How To Install Glueless Laminate Flooring
The Look of Wood Without the Price
Many people desire glorious wood floors throughout their homes. Wood flooring has a warm and classy look, and has many benefits that carpet doesn't provide. But real hardwood flooring is very expensive, and out of some people's price ranges. With modern technology manufacturers have come out with glueless laminate flooring. This flooring looks like wood, but is actually a photograph of wood sandwiched between layers of laminate. The glueless type is particularly easy for homeowners to install. Laminate flooring looks like wood and has many of the same benefits. Spills are easily wiped up, there are no stains involved like carpet. Also, many people suffering from allergies will notice a big improvement when carpets are removed.
So now that you know you have an affordable option to achieve the wood flooring look, let's look at how to install glueless laminate flooring.
Measure Your Space
The first thing you have to do is measure your space. Measure length by width and multiply, this will give you your total square footage.
For example: 20ft x 15ft= 300 square feet.
This is how much flooring (and sub-flooring) you will have to buy.
Remove Flooring and Trim
Now it's time to rip it, rip it good! If you have carpet, cut at the corners and watch out for tack strips. You may have to pull out staples from the subfloor if this is the case. If you discover you have wood floors underneath you may to to decide whether to recover them or to have them refinished, which can be spendy. If your have good wood floors to begin with...I'm questioning your sanity.
Also remove any trim in the room. Do so gently and carefully, you may be able to reuse it.
Purchase the Goods
Now that you know how many square feet you need, head to the hardware store of your choice. Check and compare prices and warranties, some flooring will be under warranty for 5 years, others for 15. Once you have chosen your flooring, grab as much as you need. Usually they flooring comes in boxes of about 25 square feet.
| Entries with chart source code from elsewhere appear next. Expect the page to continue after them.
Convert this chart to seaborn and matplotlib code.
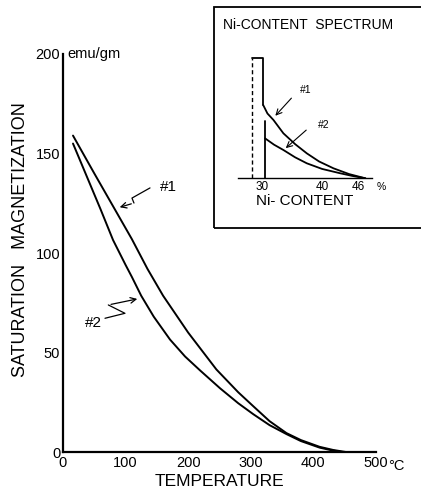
import pandas as pd
import matplotlib.pyplot as plt
import seaborn as sns
from matplotlib.patches import Rectangle

# main chart: saturation magnetization vs temperature
temp1 = [16, 50, 80, 110, 135, 160, 200, 245, 280, 304, 330, 357, 380, 410, 432, 452]
mag1 = [159, 140, 123.5, 107, 92, 78.5, 60, 41.5, 30, 23, 15.5, 9.5, 6, 2.6, 1, 0]
temp2 = [16, 40, 60, 80, 100, 110, 125, 145, 171, 195, 219, 251, 280, 304, 330, 357, 380, 410, 430, 446]
mag2 = [155, 137, 122, 106.5, 94, 88, 78.5, 68, 56.5, 48, 41, 32, 24.5, 19, 13.5, 9, 5.5, 2.2, 0.8, 0]
x_ticks = [0, 100, 200, 300, 400, 500]
y_ticks = [0, 50, 100, 150, 200]

# inset: Ni-content spectrum
ni1 = [30.2, 30.9, 31.9, 33.55, 35.5, 37.45, 39.5, 41.9, 44.5, 47.2]
spec1 = [61, 54, 48.6, 37.5, 28.5, 20.8, 14, 8.3, 3.5, 0]
ni2 = [30.5, 32, 33.55, 35.5, 37.45, 40, 43, 45, 47.2]
spec2 = [33.3, 28, 23.6, 17.5, 12.5, 7.8, 4.2, 2, 0]
ni_ticks = [30, 40, 46]

sns.set_style('white')
plt.rcParams['font.family'] = ['Liberation Sans', 'DejaVu Sans']
plt.rcParams['text.color'] = 'black'
plt.rcParams['axes.labelcolor'] = 'black'
plt.rcParams['xtick.color'] = 'black'
plt.rcParams['ytick.color'] = 'black'

fig = plt.figure(figsize=(4.21, 4.94), dpi=100)
ax = fig.add_axes([0.1496, 0.085, 0.7435, 0.8057])

main = pd.concat([
    pd.DataFrame({'T': temp1, 'M': mag1, 's': '#1'}),
    pd.DataFrame({'T': temp2, 'M': mag2, 's': '#2'}),
])
sns.lineplot(data=main, x='T', y='M', units='s', estimator=None,
             color='black', lw=1.4, ax=ax, legend=False)

ax.set_xlim(0, 500)
ax.set_ylim(0, 200)
ax.set_xticks(x_ticks)
ax.set_yticks(y_ticks)
ax.tick_params(axis='x', direction='in', length=2, pad=3, labelsize=10.5)
ax.tick_params(axis='y', length=0, pad=2, labelsize=10.5)
sns.despine(ax=ax)
for s in ['left', 'bottom']:
    ax.spines[s].set_color('black')
    ax.spines[s].set_linewidth(1.6)
ax.set_xlabel('TEMPERATURE', fontsize=12.5, labelpad=3)
ax.set_ylabel('')
fig.text(21 / 421, 1 - 240 / 494, 'SATURATION   MAGNETIZATION', fontsize=13,
         rotation=90, ha='center', va='center')
ax.text(7, 200, 'emu/gm', fontsize=10.5, va='center', ha='left')
ax.text(519, -3.5, '°C', fontsize=10.5, va='top', ha='left', clip_on=False)

# zigzag pointers
z1x, z1y = [139, 110.2, 113.4], [132.7, 127.6, 125.1]
ax.plot(z1x, z1y, color='black', lw=0.9)
ax.annotate('', xy=(86.3, 122.6), xytext=(113.4, 125.1),
            arrowprops=dict(arrowstyle='->', lw=0.9, color='black'))
ax.text(168, 133, '#1', fontsize=11, ha='center', va='center')
z2x, z2y = [67.1, 99, 72.4], [67.2, 69.7, 73.9]
ax.plot(z2x, z2y, color='black', lw=0.9)
ax.annotate('', xy=(123, 77.2), xytext=(72.4, 73.9),
            arrowprops=dict(arrowstyle='->', lw=0.9, color='black'))
ax.text(48, 65, '#2', fontsize=11, ha='center', va='center')

# inset frame
fig.patches.append(Rectangle((0.508, 0.5385), 0.6, 0.447, transform=fig.transFigure,
                             fill=False, edgecolor='black', lw=1.3))

axi = fig.add_axes([238 / 421, (494 - 178.3) / 494, 134 / 421, 138 / 494])
axi.set_facecolor('none')
ins = pd.concat([
    pd.DataFrame({'x': ni1, 'y': spec1, 's': '#1'}),
    pd.DataFrame({'x': ni2, 'y': spec2, 's': '#2'}),
])
sns.lineplot(data=ins, x='x', y='y', units='s', estimator=None,
             color='black', lw=1.3, ax=axi, legend=False)
# box of the spectrum below 30 %
axi.plot([28.3, 28.3], [0, 100], color='black', lw=1.0, ls=(0, (3, 2)))
axi.plot([28.3, 30.2, 30.2], [100, 100, 61], color='black', lw=1.3)
axi.plot([30.5, 30.5], [48, 0], color='black', lw=1.3)
axi.annotate('', xy=(31.9, 50.4), xytext=(35.2, 68.5),
             arrowprops=dict(arrowstyle='->', lw=0.8, color='black'))
axi.annotate('', xy=(33.6, 23.6), xytext=(37.7, 41.7),
             arrowprops=dict(arrowstyle='->', lw=0.8, color='black'))
axi.text(37.3, 73.6, '#1', fontsize=7.5, ha='center', va='center')
axi.text(40.3, 44.4, '#2', fontsize=7.5, ha='center', va='center')

axi.set_xlim(26, 48.3)
axi.set_ylim(0, 115)
axi.set_xticks(ni_ticks)
axi.set_yticks([])
axi.tick_params(axis='x', length=0, pad=2, labelsize=8.5)
sns.despine(ax=axi, left=True)
axi.spines['bottom'].set_color('black')
axi.spines['bottom'].set_linewidth(1.0)
axi.text(49, -3, '%', fontsize=7.5, va='top', ha='left', clip_on=False)
axi.set_xlabel('Ni- CONTENT', fontsize=11, labelpad=1)
axi.set_ylabel('')
fig.text(223 / 421, 1 - 25 / 494, 'Ni-CONTENT  SPECTRUM', fontsize=10, va='center', ha='left')

fig.savefig('out.png', dpi=100)
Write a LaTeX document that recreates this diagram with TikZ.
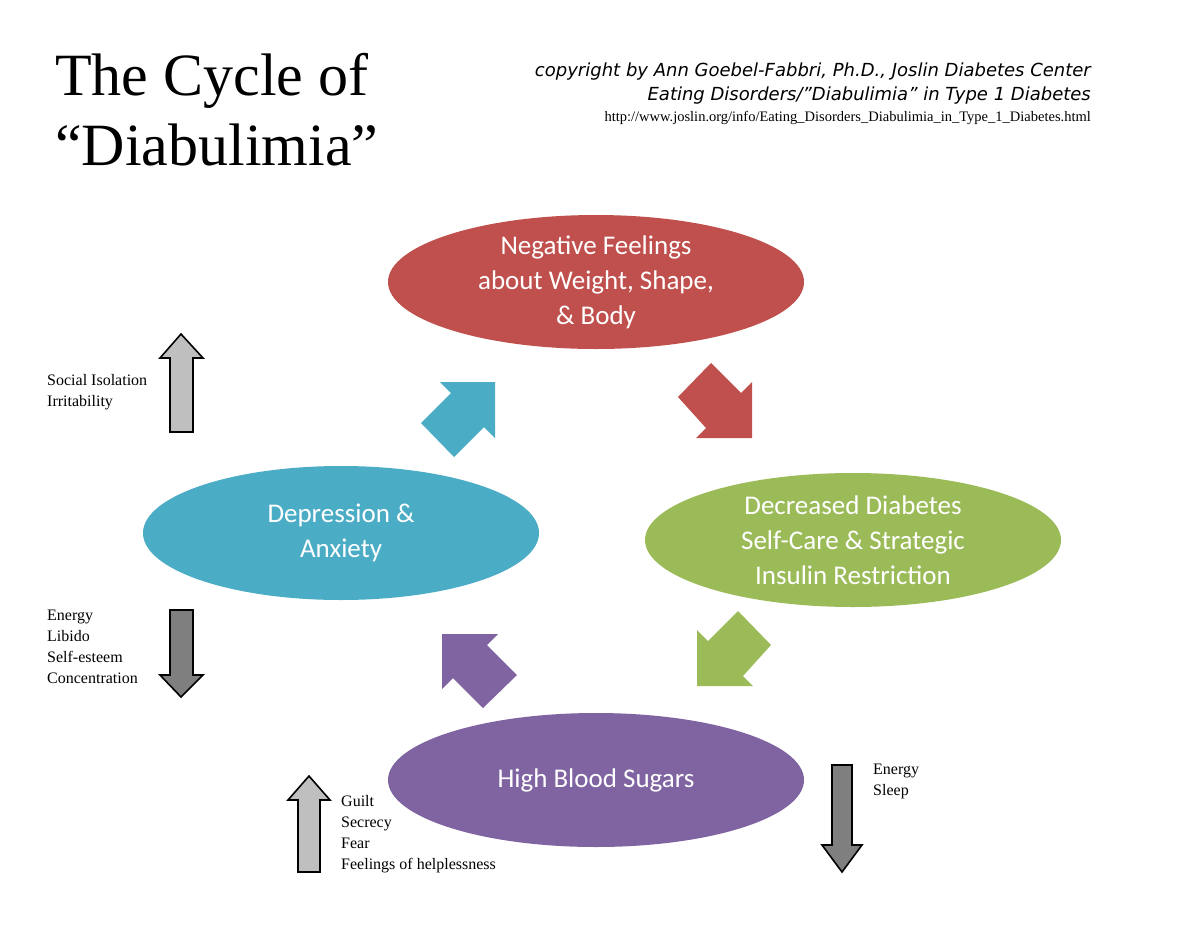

You will also need a plastic underlayment for the flooring. This acts as a cushion for the flooring as well as an insulator. Rolls of the product usually come in about 100 square foot quantities, so if you have to buy more than you need it's wise to err on the side of caution. You can always return it.
You will need several tools to complete the installation as well. Make sure to get an angled tapper to tap your boards securely into place. It looks kind of like a "z" , you hook one end onto the board and use a hammer on the other end to secure the board. You should also get spacers, which a plastic bits in certain measurements, which will help you space your boards away from the wall. A chisel may also be helpful. I found all of these things together at Lowe's in an installation pack for $15.
Underlayment and Laminate Installation
Before you do anything else bring your laminate flooring indoors and give it at least 24 hours to acclimate to your home. Laminate flooring will expand or contract with heat, and you want it at room temperature before you install it.
Once your sub-floor is level and prepped you can lay the plastic underlayment. This is very simple, all you have to do it cut the length you need, and attach it to the next sheet. Most underlayment has a stick strip where you can attach the next strip. Just make sure the underlayment is smooth and doesn't have any wrinkles, which can hinder the installation of the glueless laminate flooring.
Once you get the underlayment down the fun stuff really starts. You will need at least a table saw to get this done, but I really like a radial arm saw as well. Lay the first piece next to the wall, and place spacers between the board and the wall. This space is there to account for the expansion and contraction of the flooring. Lay the next piece at the top (not on the side) of the first piece and gently push together. Do so until you get to the point where you'll put in the last piece. Hook the "z" tapper onto the end, facing toward to laid row. Gently tap the other end with the hammer and any gaps will magically disappear and the boards lock together.
For the next row you'll be hooking the boards together on the long side. You have to hool these together with a kind of locking motion, like shutting a door. This will usually create a seamless join, but if it doesn't use the tapper again. Lay the boards in a staggered patterned in the same way you did the last row. Cut the last board to size and continue.
This is the basic gist of what it takes to do the main installation of the laminate. With 3 people we got my 500 sqaure foot space done in a day, and went out to dinner afterwards. It's honestly a project that even a relatively green do-it-yourselfer can do easily. Just practice common sense safety with the saw!
I'm honestly not the one to tell you how to do trim, because I suck at it (cry). But you can find out more at: http://www.wikihow.com/Install-Baseboard-Trim. One thing I can tell you is the cut the inside edge the length of the wall (for corners). Your angled outer edge will stick out farther, like it's supposed to. Trust me, I learned this lesson painfully.
Installing your own glueless laminate flooring will save you a lot of money. In addition you'll get a really wonderful feeling of satisfaction when you look at the beauty of what you have just accomplished. Good luck, I know you'll love your new floors!